I guess I read quite a few books in January; three novels and three comic strip collections. I didn’t finish one book I have been working on for nearly six months. Still, it is a solid start to the year, especially if I want to hit my goal number this year of 30 books. Which is quite the come down from the more than fifty I was averaging before law school, but it is still a decent amount.
Sparkling Cyanide
Agatha Christie
An Agatha Christie mystery that doesn’t star any of her well known detectives. A year ago, a young woman, Rosemary Barton, apparently committed suicide by putting cyanide in her champagne. Her husband, George, receives a letter telling him that she was murdered. Realizing that the culprit must be one of the other seven people at the party, he invites them all to a dinner at the same place on the one year anniversary, with a plan to expose the culprit. Unfortunately, George suffers the same fate as his wife. It would have been accepted as a suicide, had George not told Colonel Race about his suspicions and his plan. So Race sets out to find the killer. He goes about it in the usual way, interviewing the witnesses and uncovering a bunch of betrayals and recriminations amongst the party. It is a pretty standard mystery. There is no big twist on the form, merely a largely excellent execution of it.
At the Water’s Edge
Sara Gruen
I am conflicted on this review, because I generally enjoyed this book as I read it over a cold weekend, but I don’t think it is that good. At the Water’s Edge touches on a lot of interesting topics without ever truly engaging with them or actually being interesting. Like the idea that the protagonist, Maddie, is going with her husband to search for the Loch Ness Monster. While the trip is clearly the not serious on the part of the husband, the book doesn’t do much to examine if the characters truly believe.

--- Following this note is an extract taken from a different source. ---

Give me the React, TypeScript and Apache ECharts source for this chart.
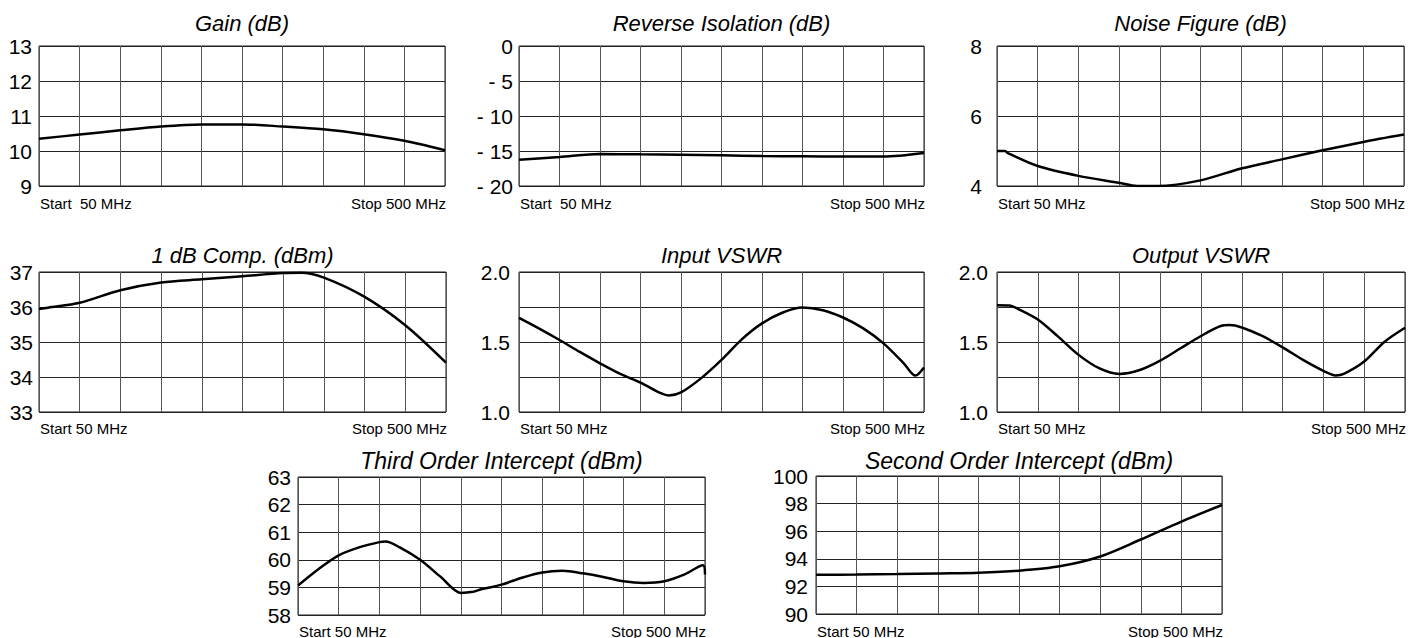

It also makes the Maddie’s husband, Ellis, so irredeemable that it is impossible to believe she ever believed anything he said, though the way one of the villainous reveals is framed is just kind of gross.
The novel starts with the Maddie, Ellis and their friend embarrassing themselves at a party. This is doubly embarrassing for her husband’s parents because it is in the middle of WWII and the husband has been found 4F and is not serving in the military. With his parents cutting him off, he hatches a plan to go to Scotland and search for the Loch Ness monster, which his father had done years before, ending in some unexplained embarrassment for the family. Once they get to their hotel in Scotland, the Maddie sees how the war has affected the people there and just how callous she has been. While her husband continues being gross, she starts to grow. It isn’t an especially complex story; everything is pretty much black and white. People in this book are almost exactly what they initially seem. Still, it only took a few hours to read and while I expect to forget that I read by the middle of the year, I largely enjoyed it. I do wish it had had more Loch Ness monster content.
Calvin and Hobbes (The Days are Just Packed, Homicidal Psycho Jungle Cat, Attack of the Deranged Mutant Killer Monster Snow Goons)
Bill Watterson
I’ve had these Calvin and Hobbes collections sitting on my kindle for ages, but never really made an attempt to read them. I believe I have read nearly the whole run of this strip. I had encountered most of these before. You already know that Calvin and Hobbes is great, right? Because Calvin and Hobbes is great and these a really good collections.
Japanese Tales
Translated and Edited by Royall Tyler
This is a collection of Japanese Folk tales. They are interesting. Many are truly foreign. Not because they are strange, western folk and fairy tales are often strange, but because they end with morals that are so different from anything I recognize. It makes sense that this book actually starts with a 50 page primer on ancient Japanese culture and myths, laying a groundwork for an American reader to gain at least some of the groundwork necessary to understand these stories. The tales in this book are relatively short, ranging from only a few sentences long to a few pages. They have been grouped in logical blocks of stories with similar themes or characters. It is a fascinating collection, alternately gruesome, gross, sweet or silly. What stood out most to me is how many of these stories I knew from playing Clover Studios masterpiece Okami, which also largely dealt in myth and folktales.